Depois a prefaciadora se detém em dados mais pessoais da biografia do escritor, um permanente exilado em seus países de origem. Teve uma morte prematura trágica, quando tencionava vir morar na Califórnia, para se aproximar de Hollywood. Do trágico acidente que ceifara a sua vida (a queda do galho de uma árvore em um temporal, na proximidade dos Champs Élysée) sobraram duas estrofes de um poema seu:
"E as pessoas dirão // Em longínquos dias azuis // Quando finalmente se distinguirá // O falso do verdadeiro // Que aquilo que é falso ruirá // Embora hoje reine // E o verdadeiro triunfará // Embora hoje deva morrer" (Página 15).

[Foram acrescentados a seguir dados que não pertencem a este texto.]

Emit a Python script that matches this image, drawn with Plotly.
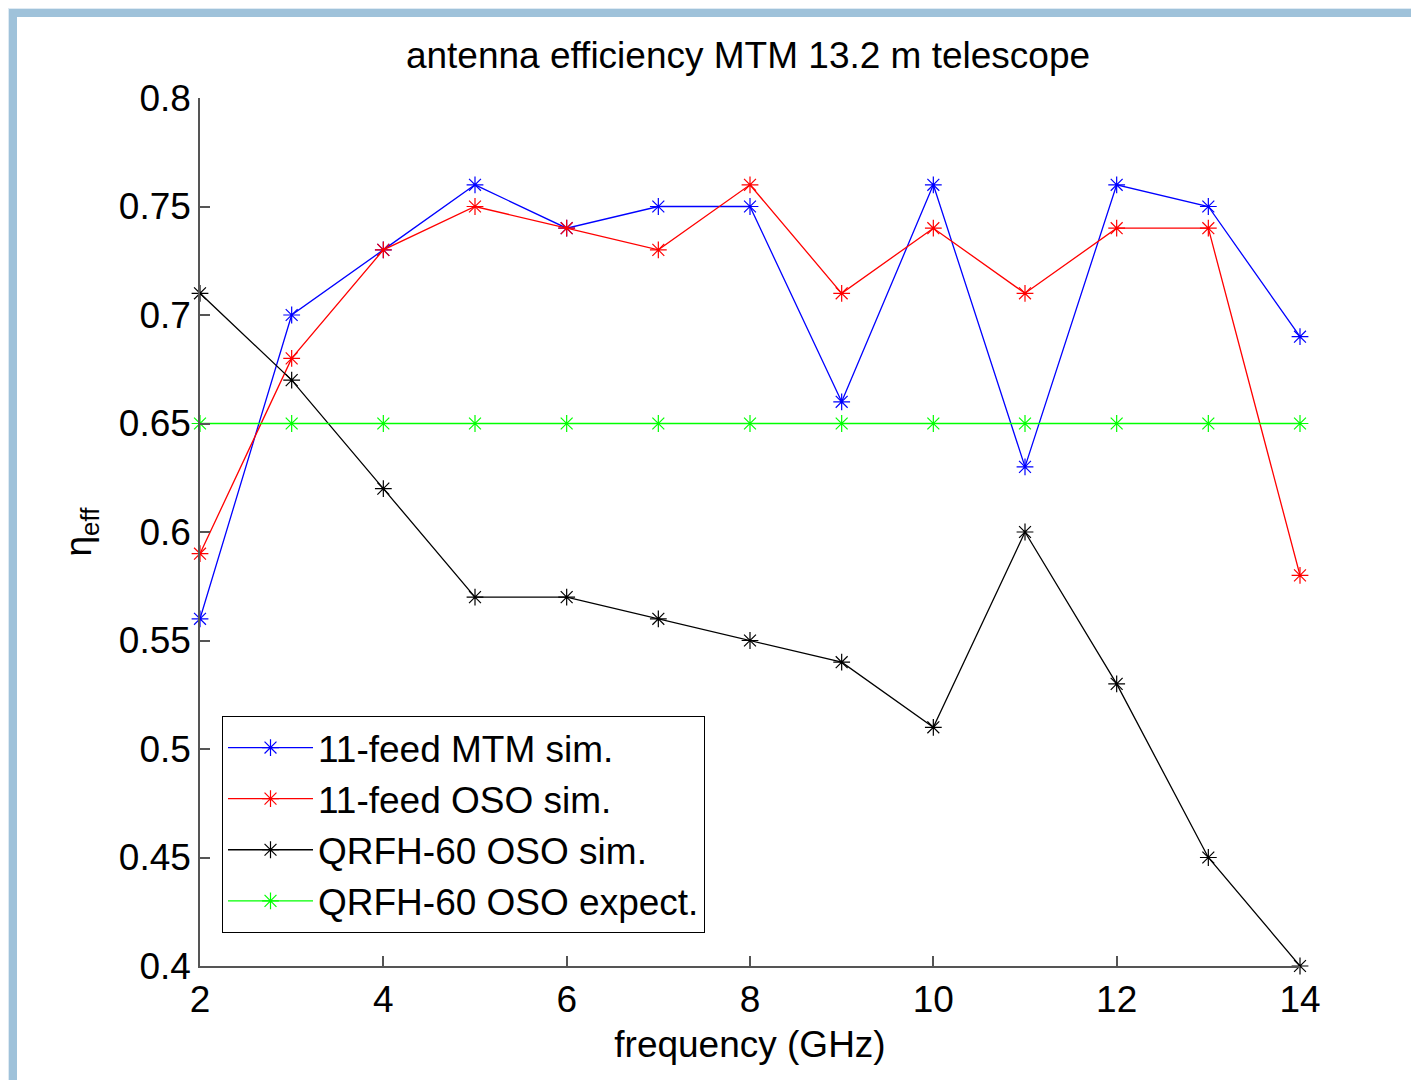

Uma bela oportunidade para profundas e reflexões e atitudes a tomar frente a nova onda autoritária, fascista que nos assola. E, para aprofundar as reflexões sobre um fascismo latente e iminente, vejamos algumas constatações de Humberto Eco, uma radiografia:
http://www.blogdopedroeloi.com.br/2019/03/fascismo-eterno-umberto-eco.html
E a terrível e marcante frase: "Aderir ao sistema seria ajudar a criar monstros". Também estamos permanentemente diante de escolhas.